In 2002, he went to Cuba for 15 hours of conversations with Fidel Castro about Ralph’s ideas for a Cuban economy between socialism and capitalism as well as his plan for the two countries to exchange what each had in abundance—US technology and Cuban doctors, respectively. Castro agreed to the exchange, but the Bush administration nixed it. Perhaps the biggest success in this post-1980 era was the result of Ralph’s original advocacy, when the NHTSA finally agreed in 1984 to require air bags in all new 1989 cars. If there’s one perfect example of “big government” intervening in an imperfect marketplace to save lives, this is probably it.
Of course, Nader attracted the most attention with his four presidential campaigns, which led to the worst of all possible worlds: Most Republicans loathe him because he’s regarded as an anti-business liberal; many Democrats loathe him for supposedly electing George W. Bush in 2000, although scholarly studies split on his final impact. As the New York public advocate and ranking elected Democrat in the city, I supported Al Gore that year. But given how much has been written about Nader’s campaigns, readers who want to learn more about his 1992, 1996, 2000, and 2004 races can look to the book (coming out in May 2016) from which this article is adapted, or see Barry Burden’s 2005 scholarly analysis in American Politics Research, “Ralph Nader’s Campaign Strategy in the 2000 U.S. Presidential Election.”

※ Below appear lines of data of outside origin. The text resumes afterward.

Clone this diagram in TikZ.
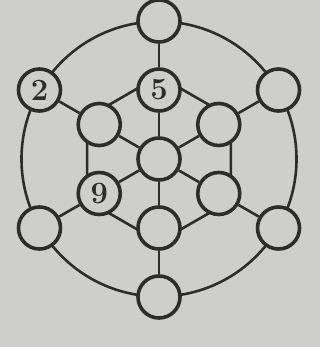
\documentclass[tikz,border=0pt]{standalone}
\definecolor{bgc}{RGB}{206,206,204}
\definecolor{inkc}{RGB}{45,45,45}
\begin{document}
\begin{tikzpicture}[x=1pt,y=1pt,
  spot/.style={circle,draw=inkc,line width=3.6pt,fill=bgc,minimum size=42pt,inner sep=0pt,
    text=inkc,font=\fontsize{31}{31}\selectfont\bfseries},
  link/.style={draw=inkc,line width=2.6pt}]
\fill[bgc] (-159,-188) rectangle (161,159);
\useasboundingbox (-159,-188) rectangle (161,159);
% hexagon vertices for inner ring edges
\foreach \a [count=\i] in {90,150,210,270,330,30}{
  \coordinate (h\i) at (\a:83);
}
% outer ring circle
\draw[link] (0,0) circle (137.5);
% inner hexagon edges
\draw[link] (h1) -- (h2) -- (h3) -- (h4) -- (h5) -- (h6) -- cycle;
% nodes
\node[spot] (c) at (0,0) {};
\node[spot] (i1) at (90:69) {5};
\node[spot] (i2) at (150:69) {};
\node[spot] (i3) at (210:69) {9};
\node[spot] (i4) at (270:69) {};
\node[spot] (i5) at (330:69) {};
\node[spot] (i6) at (30:69) {};
\node[spot] (o1) at (90:138) {};
\node[spot] (o2) at (150:138) {2};
\node[spot] (o3) at (210:138) {};
\node[spot] (o4) at (270:138) {};
\node[spot] (o5) at (330:138) {};
\node[spot] (o6) at (30:138) {};
% spokes
\foreach \i in {1,...,6}{
  \draw[link] (c) -- (i\i);
  \draw[link] (i\i) -- (o\i);
}
\end{tikzpicture}
\end{document}
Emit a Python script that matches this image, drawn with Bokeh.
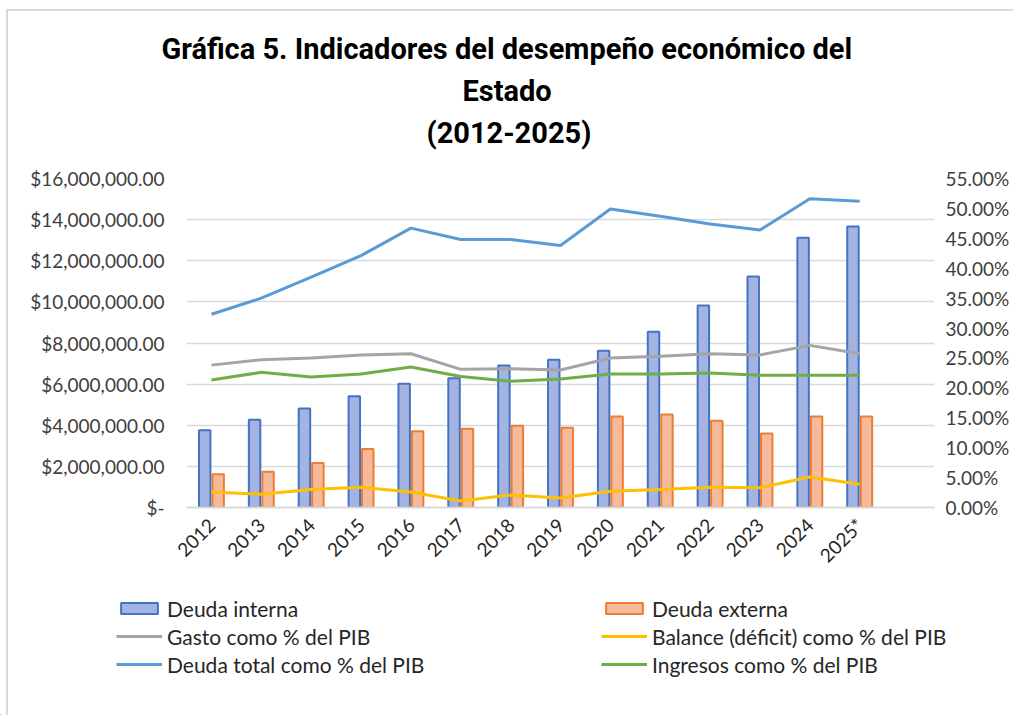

After his presidential detours, Nader returned to more familiar ground: traveling, conferencing, lecturing, writing. He continues to bang out a column a week and spends more time in his Winsted family home writing books very different from those he supervised in earlier years, publishing five between 2011 and 2015. One, The Seventeen Traditions, is a lyrical, almost poetic paean to the family values of the Naders of Connecticut. Then there’s his mammoth work of “political fiction” and “utopian realism” titled “Only the Super-Rich Can Save Us!” It’s an extended parable using real, named billionaires as characters, who decide to pool their wealth to change America.
Nader now appears so rarely on national TV, including cable shows, that when he went on MSNBC’s Hardball recently, the irrepressibly exuberant host Chris Matthews (himself a former Nader’s Raider) couldn’t stop remarking, “Wow, Ralph Nader—it’s really you! You’re really here!” Given the reluctance of hosts and bookers to reach out to him, Nader tries to reach out directly to citizens via social media, writing a column for The Huffington Post, tweeting daily, and hosting a weekly radio show and podcast.

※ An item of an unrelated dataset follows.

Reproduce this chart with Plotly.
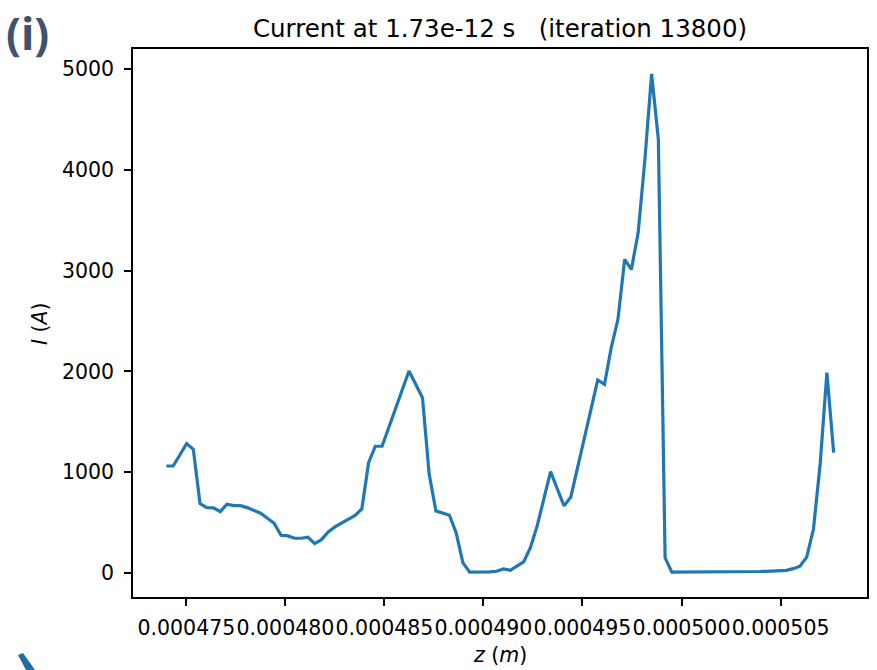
import plotly.graph_objects as go

# Axial position of each sample, in micrometres
z_um = [
    473.99, 474.33, 474.67, 475.01, 475.35, 475.69, 476.03, 476.37, 476.71, 477.05,
    477.39, 477.73, 478.07, 478.41, 478.75, 479.09, 479.43, 479.78, 480.12, 480.46,
    480.80, 481.14, 481.48, 481.82, 482.16, 482.50, 482.84, 483.18, 483.52, 483.86,
    484.20, 484.54, 484.88, 485.22, 485.56, 485.90, 486.24, 486.58, 486.92, 487.26,
    487.60, 487.94, 488.28, 488.62, 488.96, 489.30, 489.64, 489.98, 490.32, 490.66,
    491.01, 491.35, 491.69, 492.03, 492.37, 492.71, 493.05, 493.39, 493.73, 494.07,
    494.41, 494.75, 495.09, 495.43, 495.77, 496.11, 496.45, 496.79, 497.13, 497.47,
    497.81, 498.15, 498.49, 498.83, 499.17, 499.51, 499.85, 500.19, 500.53, 500.87,
    501.21, 501.56, 501.90, 502.24, 502.58, 502.92, 503.26, 503.60, 503.94, 504.28,
    504.62, 504.96, 505.30, 505.64, 505.98, 506.32, 506.66, 507.00, 507.34, 507.68,
]

# Beam current at each position, in amperes
current_a = [
    1061, 1061, 1170, 1283, 1227, 688, 648, 645, 608, 682,
    668, 668, 648, 622, 592, 543, 493, 374, 367, 344,
    344, 354, 291, 330, 407, 456, 496, 536, 570, 635,
    1094, 1257, 1257, 1444, 1631, 1817, 2004, 1872, 1739, 979,
    615, 595, 572, 400, 102, 8, 8, 9, 11, 16,
    40, 26, 66, 110, 250, 466, 734, 1005, 833, 665,
    754, 1045, 1359, 1624, 1915, 1872, 2235, 2517, 3112, 3013,
    3376, 4100, 4953, 4303, 152, 8, 8, 8, 9, 9,
    9, 10, 10, 10, 11, 11, 12, 13, 14, 16,
    18, 21, 25, 42, 66, 157, 432, 1081, 1987, 1193,
]

x_tick_vals = [0.000475, 0.000480, 0.000485, 0.000490, 0.000495, 0.000500, 0.000505]
x_tick_text = ["0.000475", "0.000480", "0.000485", "0.000490", "0.000495", "0.000500", "0.000505"]
y_tick_vals = [0, 1000, 2000, 3000, 4000, 5000]
y_tick_text = ["0", "1000", "2000", "3000", "4000", "5000"]

title_text = "Current at 1.73e-12 s\u00a0\u00a0\u00a0(iteration 13800)"
panel_tag = "(i)"

z_m = [v * 1e-6 for v in z_um]

W, H = 877, 670
L, R, T, B = 133, 10, 49, 73
PW, PH = W - L - R, H - T - B


def padded(lo, hi, frac=0.05):
    span = hi - lo
    return [lo - frac * span, hi + frac * span]


def px(x, y):
    """Pixel position on the page -> paper coordinates."""
    return (x - L) / PW, (T + PH - y) / PH


FONT = "DejaVu Sans"
TICK_SIZE = 20.5

fig = go.Figure(
    go.Scatter(
        x=z_m,
        y=current_a,
        mode="lines",
        line=dict(color="#1f77b4", width=3.2),
        hoverinfo="skip",
    )
)

axis_common = dict(
    showgrid=False,
    zeroline=False,
    showline=True,
    linecolor="black",
    linewidth=1.6,
    mirror=True,
    ticks="outside",
    ticklen=7,
    tickwidth=1.6,
    tickcolor="black",
    automargin=False,
    tickfont=dict(family=FONT, size=TICK_SIZE, color="black"),
)

fig.update_xaxes(
    range=padded(min(z_m), max(z_m)),
    tickmode="array",
    tickvals=x_tick_vals,
    ticktext=x_tick_text,
    tickangle=0,
    ticklabelstandoff=5,
    **axis_common,
)
fig.update_yaxes(
    range=padded(min(current_a), max(current_a)),
    tickmode="array",
    tickvals=y_tick_vals,
    ticktext=y_tick_text,
    ticklabelstandoff=6,
    **axis_common,
)

xl_x, xl_y = px(500, 655)
yl_x, yl_y = px(40, 323)
tag_x, tag_y = px(27, 33)

fig.add_annotation(
    x=xl_x, y=xl_y, xref="paper", yref="paper", showarrow=False,
    text="<i>z</i> (<i>m</i>)", xanchor="center", yanchor="middle",
    font=dict(family=FONT, size=20.5, color="black"),
)
fig.add_annotation(
    x=yl_x, y=yl_y, xref="paper", yref="paper", showarrow=False,
    text="<i>I</i> (<i>A</i>)", textangle=-90, xanchor="center", yanchor="middle",
    font=dict(family=FONT, size=20.5, color="black"),
)
fig.add_annotation(
    x=tag_x, y=tag_y, xref="paper", yref="paper", showarrow=False,
    text=f"<b>{panel_tag}</b>", xanchor="center", yanchor="middle",
    font=dict(family="Open Sans", size=44, color="#41526a"),
)

# Tip of the connector arrow peeking in at the lower-left corner
pts = [px(18, 655), px(23, 653), px(35, 670), px(26, 670)]
path = "M " + " L ".join(f"{a:.5f},{b:.5f}" for a, b in pts) + " Z"
fig.add_shape(
    type="path", path=path, xref="paper", yref="paper",
    fillcolor="#1d6e9e", line=dict(width=0), layer="above",
)

fig.update_layout(
    width=W,
    height=H,
    margin=dict(l=L, r=R, t=T, b=B, pad=0),
    paper_bgcolor="white",
    plot_bgcolor="white",
    showlegend=False,
    title=dict(
        text=title_text,
        x=0.5,
        xref="paper",
        xanchor="center",
        y=1 - 28 / H,
        yref="container",
        yanchor="middle",
        font=dict(family=FONT, size=24.5, color="black"),
    ),
)

fig.write_html("out.html")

In other words, there’s no quit in this guy—no acknowledgment, privately or publicly, of any Lion in Winter phase, no hint that ostracism has dampened his optimism. On the phone at 81, he sounds just the way he sounded at 41. When Harrison Wellford asked him in March after a reunion dinner of Raiders what he was doing later that night, Ralph replied, “Going home to edit. I love staying up all night reading a report.” His stamina and resilience are due to a rare mental architecture that shakes off a defeat like a great pitcher who’s just thrown a home-run ball but has to focus on the next batter.

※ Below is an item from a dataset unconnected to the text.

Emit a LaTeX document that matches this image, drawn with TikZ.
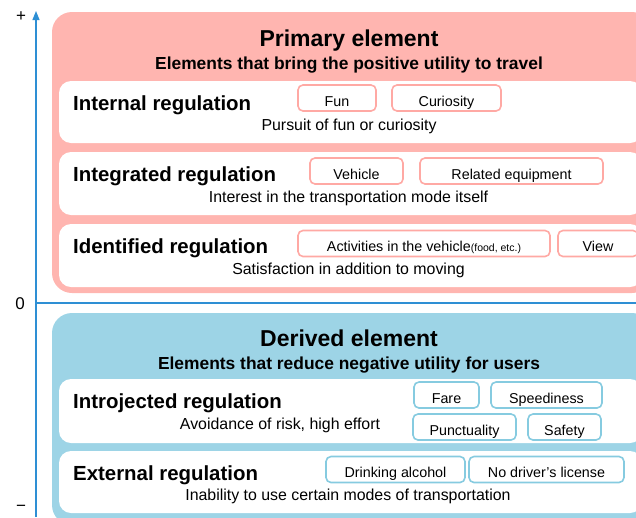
\documentclass[tikz,border=0pt]{standalone}
\usepackage{fontspec}
\setmainfont{Liberation Sans}
\usetikzlibrary{arrows.meta}
\definecolor{primfill}{HTML}{FFB5B0}
\definecolor{derivfill}{HTML}{9DD4E6}
\definecolor{pinkline}{HTML}{FFA9A4}
\definecolor{blueline}{HTML}{86CBE0}
\definecolor{axisblue}{HTML}{2E8FD4}
\begin{document}
\begin{tikzpicture}
		[
			x=1pt, y=-1pt,
			panel/.style={rounded corners=20pt, anchor=north west, inner sep=0pt, outer sep=0pt, minimum width=600pt},
			row/.style={fill=white, rounded corners=12pt, anchor=north west, inner sep=0pt, outer sep=0pt, minimum width=583pt},
			chipa/.style={draw=pinkline, line width=1.6pt, fill=white, rounded corners=5pt, inner sep=0pt, minimum height=26pt, text height=16.5pt, text depth=0pt, font=\fontsize{14.3}{16}\selectfont},
			chipb/.style={chipa, draw=blueline},
			head/.style={anchor=base, inner sep=0pt, font=\bfseries\fontsize{23}{26}\selectfont},
			subhead/.style={anchor=base, inner sep=0pt, font=\bfseries\fontsize{17.4}{20}\selectfont},
			level/.style={anchor=base west, inner sep=0pt, font=\bfseries\fontsize{20.4}{24}\selectfont},
			note/.style={anchor=base, inner sep=0pt, font=\fontsize{15.9}{18}\selectfont},
			tick/.style={inner sep=0pt, font=\fontsize{17}{20}\selectfont},
			axis/.style={draw=axisblue, line width=1.2pt},
		]
		\useasboundingbox (0,0) rectangle (636,517);
		\clip (0,0) rectangle (636,517);

		% Panels
		\node[panel, fill=primfill, minimum height=281pt] (primary) at (52,12) {};
		\node[panel, fill=derivfill, minimum height=212pt] (derived) at (52,313) {};

		% Rows
		\foreach \name/\top/\h in
		{
			internal/81/62,
			integrated/152/63,
			identified/224/63,
			introjected/379/64,
			external/451/62
		}
			\node[row, minimum height=\h pt] (\name) at (59,\top) {};

		% Chips
		\foreach \style/\name/\x/\y/\w/\text in
		{
			chipa/fun/337/98/78/Fun,
			chipa/curiosity/446.5/98/109/Curiosity,
			chipa/vehicle/356.5/171/93/Vehicle,
			chipa/equipment/511.5/171/183/Related equipment,
			chipa/activities/424/243.5/252/{Activities in the vehicle{\fontsize{10.5}{12}\selectfont(food, etc.)}},
			chipa/view/598/243.5/80/View,
			chipb/fare/446.5/395/65/Fare,
			chipb/speed/546.5/395/111/Speediness,
			chipb/punctual/464.5/427/103/Punctuality,
			chipb/safety/564.5/427/73/Safety,
			chipb/alcohol/395.5/469.5/139/Drinking alcohol,
			chipb/license/546.5/469.5/155/No driver’s license
		}
			\node[\style, minimum width=\w pt] (\name) at (\x,\y) {\text};

		% Titles
		\node[head] (primtitle) at (349,46) {Primary element};
		\node[subhead] (primsub) at (349,69) {Elements that bring the positive utility to travel};
		\node[head] (derivtitle) at (349,346) {Derived element};
		\node[subhead] (derivsub) at (349,369) {Elements that reduce negative utility for users};

		% Levels
		\foreach \name/\y/\text in
		{
			internal/110/Internal regulation,
			integrated/181/Integrated regulation,
			identified/253/Identified regulation,
			introjected/408/Introjected regulation,
			external/480/External regulation
		}
			\node[level] (\name-title) at (73,\y) {\text};

		\foreach \name/\x/\y/\text in
		{
			internal/349/130/Pursuit of fun or curiosity,
			integrated/348.5/202/Interest in the transportation mode itself,
			identified/348.5/274/Satisfaction in addition to moving,
			introjected/280/429/{Avoidance of risk, high effort},
			external/348/500/Inability to use certain modes of transportation
		}
			\node[note] (\name-note) at (\x,\y) {\text};

		% Axis
		\coordinate (axisbot) at (36,517);
		\coordinate (axistop) at (36,11);
		\coordinate (zeroleft) at (36,303);
		\coordinate (zeroright) at (636,303);
		\draw[axis, -{Triangle[length=9pt, width=7pt]}] (axisbot) -- (axistop);
		\draw[axis] (zeroleft) -- (zeroright);
		\node[tick] (plus) at (21,17) {+};
		\node[tick] (zero) at (20,304) {0};
		\node[tick] (minus) at (21,508) {−};

		\end{tikzpicture}
\end{document}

For all his decades of relentless consistency, Ralph is also a bundle of seeming contradictions. He’s both of Winsted and of the world, grounded in small-town virtues but with great intellectual and political sophistication. He is personally humble, yet stunningly audacious in his public ambitions. He’s an American radical who works within the system to change it.
THE LEDGER OF A LIFE
It seems likely that the civil-rights, women’s-rights, environmental, and gay-rights movements of the 1960s and ’70s would have grown and prevailed eventually even without the eloquence of King, Steinem, Carson, or Milk, all of whom amplified and organized voices of dissent. But if there had been no Ralph Nader, there probably would not have been a consumer-rights and corporate-accountability movement, or at least nothing remotely resembling the hundreds of organizations, laws, and books that have sprung from his initiatives.

In 1996, 
The Atlantic listed the 100 most influential figures in American history. Nader was among them, one of only three still living (along with Bill Gates and James Watson). That inspired me to recently and mischievously ask a well-known author on a book tour his opinion of who, outside of electoral politics, has had a comparable impact on as many issues over time as Citizen Nader. After no pause for reflection and with no self-consciousness, Ralph answered: “Benjamin Franklin. Look what he did, from creating the Postal Service and volunteer fire departments to starting public libraries and, of course, hisAlmanac. Then there are his scientific inventions—did you know that he was a member of the Royal Society of London?” While there’s still resentment among liberals over the 2000 presidential race, there’s also a growing consensus about Nader’s historic impact on our approach to markets and democracy. Former vice president Walter Mondale has called him “a man without parallel in American history.” Liberal essayist Michael Kinsley argued that “no living American is responsible for more concrete improvements” in our society. His four biographers—Hays Gorey, Robert Buckhorn, Charles McCarry, and Justin Martin—regard him to varying degrees as “an American original” (a phrase of Ribicoff’s), like Hearst, Ruth, Presley, Salinger, Brando, Dylan, Baldwin, and Ali. We know it when we see it, as James Lipton said of Brando: “that combination of talent and training” that creates something different, that changes the way we see and act in the world, the way Dick Fosbury did with the high jump, not feet-first but head-first. On issue after issue, year after year, Ralph dives in head-first.